A wind threw the door onto him, shoving him against the stack. And night spilled in. Snow stung his face. He forced the door against the wind and the latch clanged shut. He clung to the chimney post. But night was in the room, a sheet of darkness, flapping from wall to wall. It changed shape, swirling, flowing. It dropped to the ground and ruckled over the floor bricks; then up to the joists and beams of the ceiling; hung, fell, humped. It shrieked, reared against the chimney opening, but did not enter. It surged through the house by cracks and gaps in the timbers, out under the eaves. There was a whispering, silence, and on the floor snow melted to tears.
“My name,” said the man, “is Treacle Walker.”
Other reviewers can tell of how Treacle Walker is the capstone to author Alan Garner’s career — others do explain how this interplays with Garner’s children’s books and carves its place in the history of English folklore — but I haven’t read Garner before, I am not particularly knowledgeable about English folklore, and taken as a standalone artefact, this read was pleasantly weird, but made no deep impression on me.
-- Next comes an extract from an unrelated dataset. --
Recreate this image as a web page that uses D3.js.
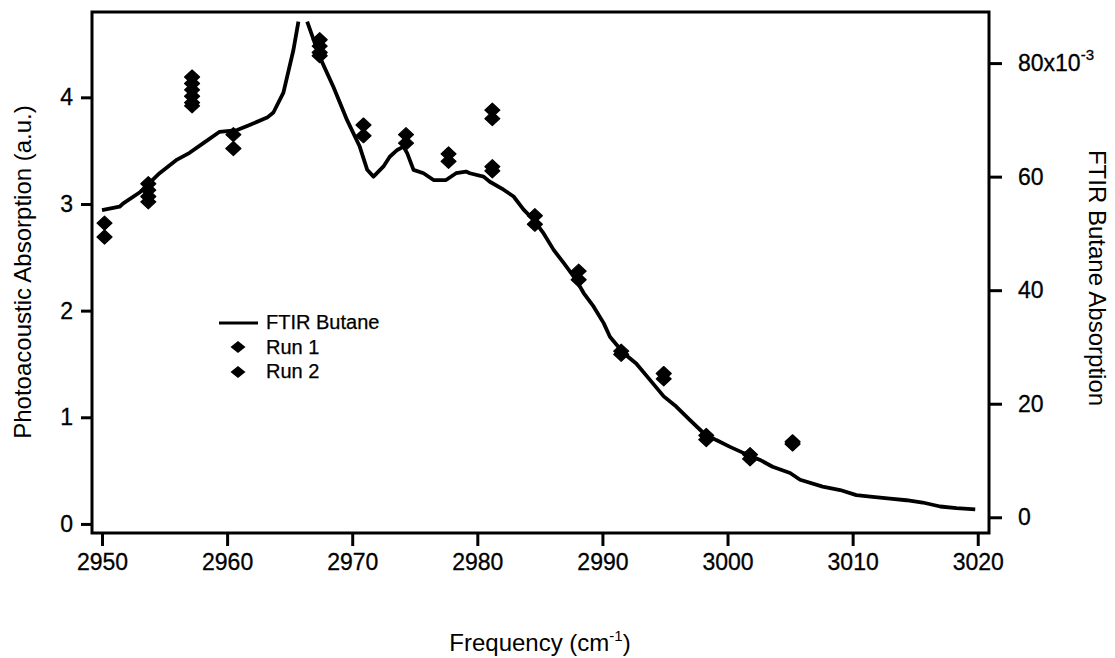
<!DOCTYPE html>
<html>
<head>
<meta charset="utf-8">
<script src="https://cdn.jsdelivr.net/npm/d3@7"></script>
<style>
  html, body { margin: 0; padding: 0; background: #fff; }
  svg { display: block; font-family: "Liberation Sans", Arial, Helvetica, sans-serif; }
</style>
</head>
<body>
<svg id="chart" width="1115" height="658"></svg>
<script>
// FTIR butane spectrum (absorbance, right axis); null marks the off-scale peak
const ftirFreq = [2950.0, 2951.4, 2951.7, 2953.0, 2954.6, 2956.0, 2957.0, 2958.1, 2959.4, 2960.8,
  2961.8, 2963.2, 2963.7, 2964.5, 2965.3, 2965.7, 2966.0, 2966.4, 2967.4, 2968.5, 2969.6, 2970.6,
  2971.2, 2971.7, 2972.5, 2973.0, 2973.6, 2974.1, 2974.4, 2974.9, 2975.7, 2976.5, 2977.5, 2978.3,
  2979.1, 2979.4, 2980.5, 2981.0, 2982.1, 2982.9, 2983.7, 2984.5, 2985.3, 2986.1, 2986.9, 2987.9,
  2988.5, 2989.3, 2990.1, 2990.6, 2991.7, 2992.7, 2993.8, 2994.9, 2995.9, 2997.0, 2998.1, 2999.1,
  3000.2, 3001.3, 3002.6, 3003.6, 3005.0, 3005.8, 3007.6, 3009.0, 3010.3, 3011.6, 3013.0, 3014.3,
  3015.6, 3017.0, 3018.3, 3019.8];
const ftirAbs = [0.0541, 0.0547, 0.0553, 0.0572, 0.0606, 0.0630, 0.0642, 0.0659, 0.0679, 0.0682,
  0.0691, 0.0704, 0.0713, 0.0748, 0.0823, 0.0873, null, 0.0873, 0.0811, 0.0758, 0.0699, 0.0653,
  0.0612, 0.0600, 0.0618, 0.0635, 0.0647, 0.0653, 0.0641, 0.0612, 0.0606, 0.0594, 0.0594, 0.0606,
  0.0609, 0.0606, 0.0600, 0.0591, 0.0577, 0.0565, 0.0542, 0.0524, 0.0500, 0.0471, 0.0448, 0.0418,
  0.0395, 0.0371, 0.0342, 0.0318, 0.0289, 0.0271, 0.0242, 0.0213, 0.0195, 0.0171, 0.0148, 0.0136,
  0.0124, 0.0113, 0.0101, 0.0089, 0.0078, 0.0066, 0.0054, 0.0048, 0.0039, 0.0036, 0.0033, 0.0030,
  0.0026, 0.0019, 0.0016, 0.0014];

// Photoacoustic measurements (a.u., left axis)
const run1Freq = [2950.2, 2953.7, 2953.7, 2957.2, 2957.2, 2957.2, 2960.5, 2967.4, 2967.4, 2970.9,
  2974.3, 2977.7, 2981.2, 2981.2, 2984.6, 2988.1, 2991.5, 2994.9, 2998.3, 3001.8, 3005.2];
const run1Abs = [2.82, 3.19, 3.07, 4.19, 4.07, 3.95, 3.65, 4.54, 4.42, 3.74,
  3.65, 3.47, 3.88, 3.35, 2.89, 2.37, 1.62, 1.41, 0.83, 0.65, 0.77];
const run2Freq = [2950.2, 2953.7, 2953.7, 2957.2, 2957.2, 2957.2, 2960.5, 2967.4, 2967.4, 2970.9,
  2974.3, 2977.7, 2981.2, 2981.2, 2984.6, 2988.1, 2991.5, 2994.9, 2998.3, 3001.8, 3005.2];
const run2Abs = [2.69, 3.13, 3.02, 4.13, 4.01, 3.92, 3.52, 4.48, 4.39, 3.64,
  3.57, 3.40, 3.80, 3.31, 2.81, 2.29, 1.59, 1.36, 0.79, 0.61, 0.75];

// Axis ticks
const xTicks = [2950, 2960, 2970, 2980, 2990, 3000, 3010, 3020];
const leftTicks = [0, 1, 2, 3, 4];
const rightTicks = [0, 0.02, 0.04, 0.06, 0.08];

const legendLabels = ["FTIR Butane", "Run 1", "Run 2"];

const svg = d3.select("#chart");
const plot = { left: 92, right: 989, top: 12, bottom: 533 };

const x = d3.scaleLinear().domain([2949.2, 3020.9]).range([plot.left, plot.right]);
const yL = d3.scaleLinear().domain([-0.085, 4.80]).range([plot.bottom, plot.top]);
const yR = d3.scaleLinear().domain([-0.00277, 0.0890]).range([plot.bottom, plot.top]);

const tickFont = 23;

// Bottom axis
const xAxis = svg.append("g")
  .attr("transform", `translate(0,${plot.bottom})`)
  .call(d3.axisBottom(x).tickValues(xTicks).tickSize(13).tickPadding(8).tickFormat(d3.format("d")));
xAxis.select(".domain").remove();

// Left axis
const lAxis = svg.append("g")
  .attr("transform", `translate(${plot.left},0)`)
  .call(d3.axisLeft(yL).tickValues(leftTicks).tickSize(11).tickPadding(8).tickFormat(d3.format("d")));
lAxis.select(".domain").remove();

// Right axis
const rAxis = svg.append("g")
  .attr("transform", `translate(${plot.right},0)`)
  .call(d3.axisRight(yR).tickValues(rightTicks).tickSize(13).tickPadding(16)
    .tickFormat(d => String(Math.round(d * 1000))));
rAxis.select(".domain").remove();

[xAxis, lAxis, rAxis].forEach(g => {
  g.selectAll("line").attr("stroke", "#000").attr("stroke-width", 3);
  g.selectAll("text").attr("fill", "#000").attr("font-size", tickFont)
    .attr("stroke", "#000").attr("stroke-width", 0.3)
    .attr("font-family", '"Liberation Sans", Arial, Helvetica, sans-serif');
});

// Exponent on the top right-axis label
rAxis.selectAll(".tick text")
  .filter(d => d === 0.08)
  .text("80x10")
  .append("tspan").attr("dy", -11).attr("font-size", 15).text("-3");

// Plot frame
svg.append("rect")
  .attr("x", plot.left).attr("y", plot.top)
  .attr("width", plot.right - plot.left).attr("height", plot.bottom - plot.top)
  .attr("fill", "none").attr("stroke", "#000").attr("stroke-width", 3);

// FTIR spectrum line
const ftirData = ftirFreq.map((f, i) => ({ f, v: ftirAbs[i] }));
const line = d3.line()
  .defined(d => d.v !== null)
  .x(d => x(d.f))
  .y(d => yR(d.v));
svg.append("path")
  .datum(ftirData)
  .attr("d", line)
  .attr("fill", "none")
  .attr("stroke", "#000")
  .attr("stroke-width", 3.8)
  .attr("stroke-linejoin", "round");

// Diamond marker shapes
const diamond = "M0,-7L7.5,0L0,7L-7.5,0Z";
const legendDiamond = "M0,-6L7.5,0L0,6L-7.5,0Z";

const run1Data = run1Freq.map((f, i) => ({ f, v: run1Abs[i] }));
const run2Data = run2Freq.map((f, i) => ({ f, v: run2Abs[i] }));

[run1Data, run2Data].forEach(data => {
  svg.append("g").selectAll("path")
    .data(data)
    .join("path")
    .attr("d", diamond)
    .attr("transform", d => `translate(${x(d.f)},${yL(d.v)})`)
    .attr("fill", "#000")
    .attr("stroke", "#000")
    .attr("stroke-width", 1.2)
    .attr("stroke-linejoin", "round");
});

// Legend
const legend = svg.append("g").attr("font-size", 20).attr("fill", "#000");
legend.append("line")
  .attr("x1", 219).attr("x2", 258).attr("y1", 323).attr("y2", 323)
  .attr("stroke", "#000").attr("stroke-width", 3);
legend.append("path").attr("d", legendDiamond).attr("transform", "translate(238,347)");
legend.append("path").attr("d", legendDiamond).attr("transform", "translate(238,372)");
legendLabels.forEach((t, i) => {
  legend.append("text").attr("x", 266).attr("y", 329 + i * 24.5)
    .attr("stroke", "#000").attr("stroke-width", 0.25).text(t);
});

// Axis titles
svg.append("text")
  .attr("transform", "translate(31,272) rotate(-90)")
  .attr("text-anchor", "middle")
  .attr("font-size", 24)
  .text("Photoacoustic Absorption (a.u.)");

svg.append("text")
  .attr("transform", "translate(1089,278) rotate(90)")
  .attr("text-anchor", "middle")
  .attr("font-size", 24)
  .text("FTIR Butane Absorption");

const xt = svg.append("text")
  .attr("x", 540).attr("y", 651)
  .attr("text-anchor", "middle")
  .attr("font-size", 24)
  .text("Frequency (cm");
xt.append("tspan").attr("dy", -10).attr("font-size", 15).text("-1");
xt.append("tspan").attr("dy", 10).text(")");
</script>
</body>
</html>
I am glad to have picked this up — I was completely entranced for the short while this took to read and would not speak against the reading experience — but there was no payoff for me in the end. From my own limited perspective, not a Booker winner.
“Treacle Walker?” said Thin Amren. “Treacle Walker? Me know that pickthank psychopomp? I know him, so I do. I know him. Him with his pots for rags and his bag and his bone and his doddering nag and nookshotten cart and catchpenny oddments. Treacle Walker? I’d not trust that one’s arse with a fart.”
Young Joe Coppock has a lazy eye and a collection of eggs and a pocketful of marbles, and when from his bed by the chimneypiece he hears the call of rag and bone for donkeystone, he scrambles out to the yard with some old pyjamas and a lamb’s shoulder, meeting Treacle Walker for the first time. They make an exchange (Joe chooses a cracked and crazed old jar and the promised donkeystone [an embossed brick used for polishing stone steps]), and Joe accidentally unleashes magic upon himself (the jar contains paste that charms his weaker eye and the donkeystone enchants his doorway), and strange events ensue. There’s something otherworldly and othertimely about the narrative and it’s unclear whether the events are even happening in our known world (Is Joe dead and in some kind of limbo, are these characters from a fairytale where magic exists, or is Joe merely an actor in Thin Amren’s dream?). And with language that bordered on the Jabberwockyish, there was an off-kilter vibe that I enjoyed in the moment — I definitely wanted to know what was going to happen — but again, it didn’t seem to go anywhere.
“You have the glamourie,” said the man. “In just the one. And that’s no bad thing, if you have the knowing. She’ll be the governor while you learn the hang of it, and when you’ve got that you’ll be fine as filliloo. But you need the both of them. What sees is seen.”
Much of what Garner writes about is from real life — from the donkeystones to old comic strip characters that come to life — but while I was a big fan of Max Porter’s Booker-nominated Lanny (which similarly pitted a youngster against a character from traditional English folklore), there was no foothold in reality with Treacle Walker, and as a result, I felt no stakes for Joe Coppock: he could summon the cuckoo with a bone flute and follow it through the Chesire bogs with his glamourie ‘til the Brit Basher caught Stonehenge Kit, and none of it made my heart race. A fine and pleasurable reading experience, but it doesn’t add up to much (for me) in the end.